Computer Vision Case Study: Amazon Go
There’s been a bit of buzz around Amazon Go — Amazon’s new, checkout free grocery and convenience store. It truly does take the idea of convenience to a new level. In order to explore what happens behind the scenes, it’s important to first get an idea of what this offers to a consumer. Let’s do a quick comparison of a conventional shopping routine against one that someone may experience at an Amazon Go store:
- Quick access to everyday products, especially groceries and convenience goods
- Turn-style entry. Consumer scans in with Amazon App on smartphone
- Consumer goes around the store, picks up items, adds to bag, shops like normal
- Consumer exits
- Quick access — same products, groceries, convenience stuff
- Enter store and start shopping
- Pick up items in the same fashion
- Wait in line for cashier or self scan
- Take items out of bag, scan them, put back in bag
- Consumer exits
If we think about the number of steps as a measure of convenience, it becomes pretty apparent that Amazon Go cuts out about two steps — making it approximately 33% more convenient. The lines are minimized and the process of checking out (arguably the most time consuming and annoying part of shopping) is completely cut out. Since the store has a limited capacity and the cameras need to be able to track individuals, it is possible that you may have to wait in line OUTSIDE of the store.

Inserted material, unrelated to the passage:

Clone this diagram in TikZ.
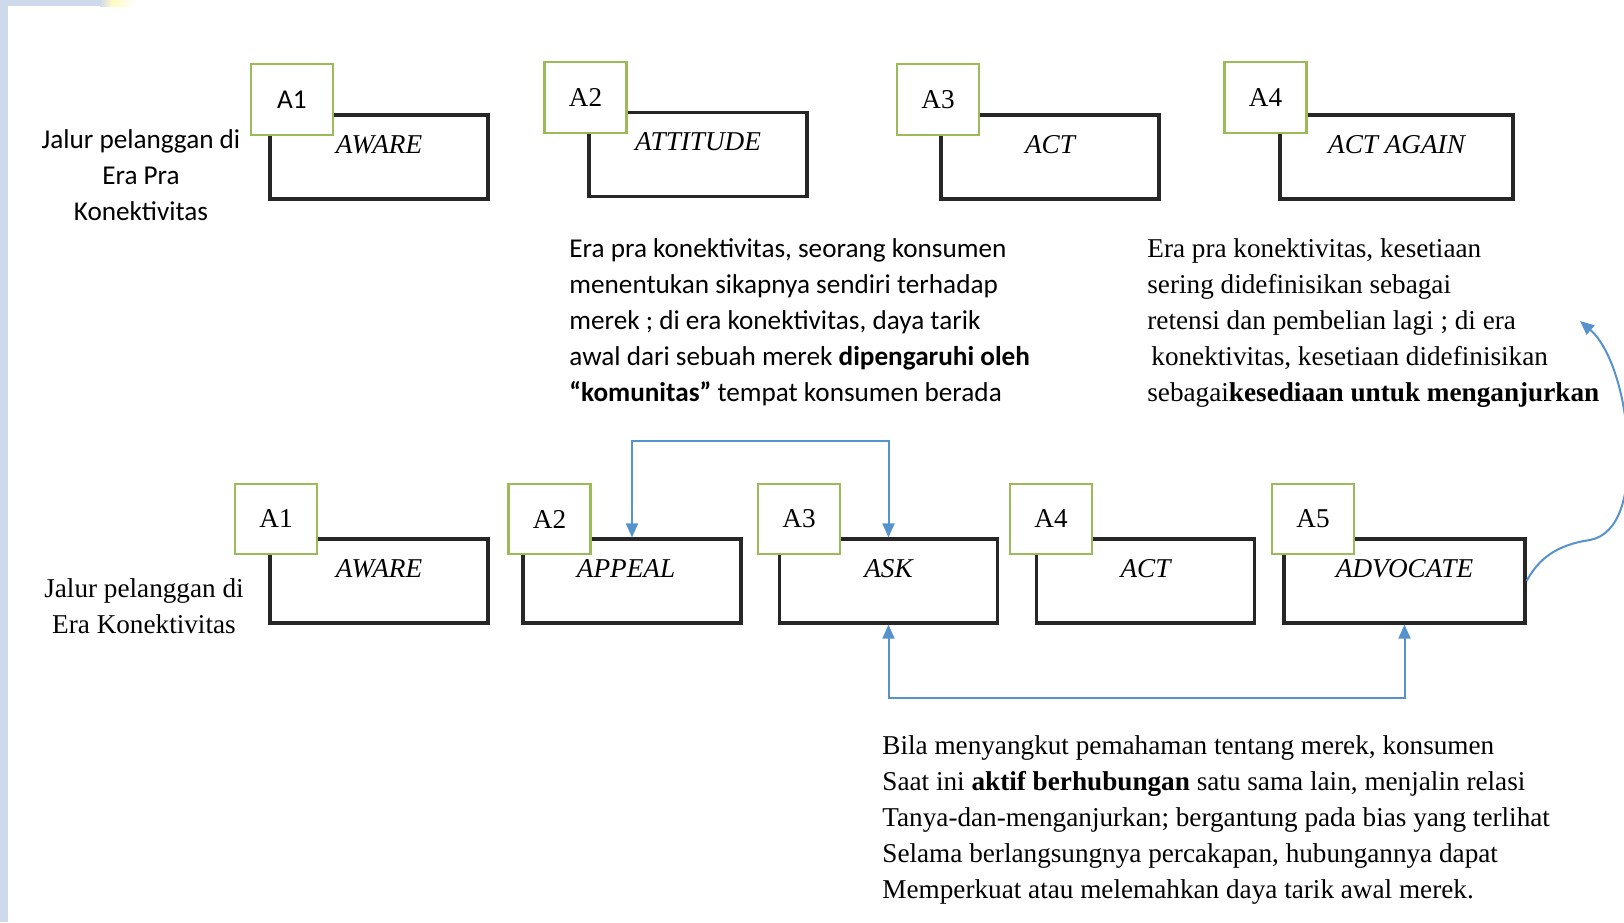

You may be a little skeptical about the security and the accuracy of the whole process, I know I was. So, what is going on behind the scenes? How can Amazon offer such convenience? Are there still employees? How do the cameras know what I took and how much to charge me?
You asked (errrr, I did, at least), Amazon answered:
So how does it work? We used computer vision, deep learning algorithms and sensor fusion, much like you’d find in self-driving cars. We call it “Just Walk Out” technology. Once you’ve got everything you want, you can just go. When you leave, our “Just Walk Out” technology adds up your virtual cart and charges your Amazon account. Your receipt is sent straight to the app.
You scan in to turn styles with the app on your smartphone and the cameras and computer does the rest of the cart totaling and check out for you. There are still employees in the store, but their primary focus is shifted from check out and register to customer assistance, preparing fresh food, and store maintenance and operations.
But, we all know you’ll hang on to the cupcake
Sounds impressive, right? Basically, Amazon has developed cameras that can recognize individuals, track them around the store, know which account is linked to each customer, understand exactly which product and how many of each are put in your bag, and tally it all up with high confidence. There were some big words mentioned in the above statement though, what is actually going on?
Computer Vision, AI, Machine Learning
As a brief description, computer vision is a machine that sees like a human. This means the technology needs to replicate the brain, the eyes, and the visual cortex. It takes more than simply recording images and video, but recognizing, identifying and understanding the objects that it tracks. To get to a machine to accurately and confidently identify different features in an image requires machine learning.
The computer is likely trained with a multi-layered convolutional neural network. There’s so much to talk about here, so I’m going to save that topic for another day. Basically, each frame will pass through multiple layers of neurons. Each neuron is assigned a specific filter and will check for a feature, like an edge or a bend, in the image. Every filter is slid over a magnified portion of the image and gives comes out with a confidence value. The filters and weights get trained as more data is passed in and will become smarter and more confident with larger and larger data sets.
After a machine can recognize objects in a frame, it’s a whole new task to be able to track and identify a person and picking up various items, even multiple items at a time, in a busy store. In real-time the machine must understand movement from frame to frame.
As a second step of security and verification, the store is equipped with sensors. I’m hypothesizing here, but it’s likely some combination of scales and pressure sensors. Allowing the computer to detect when and from where an item is removed. If every item has a set weight, the scale should reduce by a known, predictable amount, making it possible to know if someone grabs two of the same item and have secondary confirmation on which items are selected.
The next layer of confidence is built on customer history. The more you shop at Amazon Go, the more informed the computer will be on your shopping habits and history. It will gain additional confidence that the items in your bag are correct because it can verify that you’ve had a similar transaction in the past. Pretty cool, right?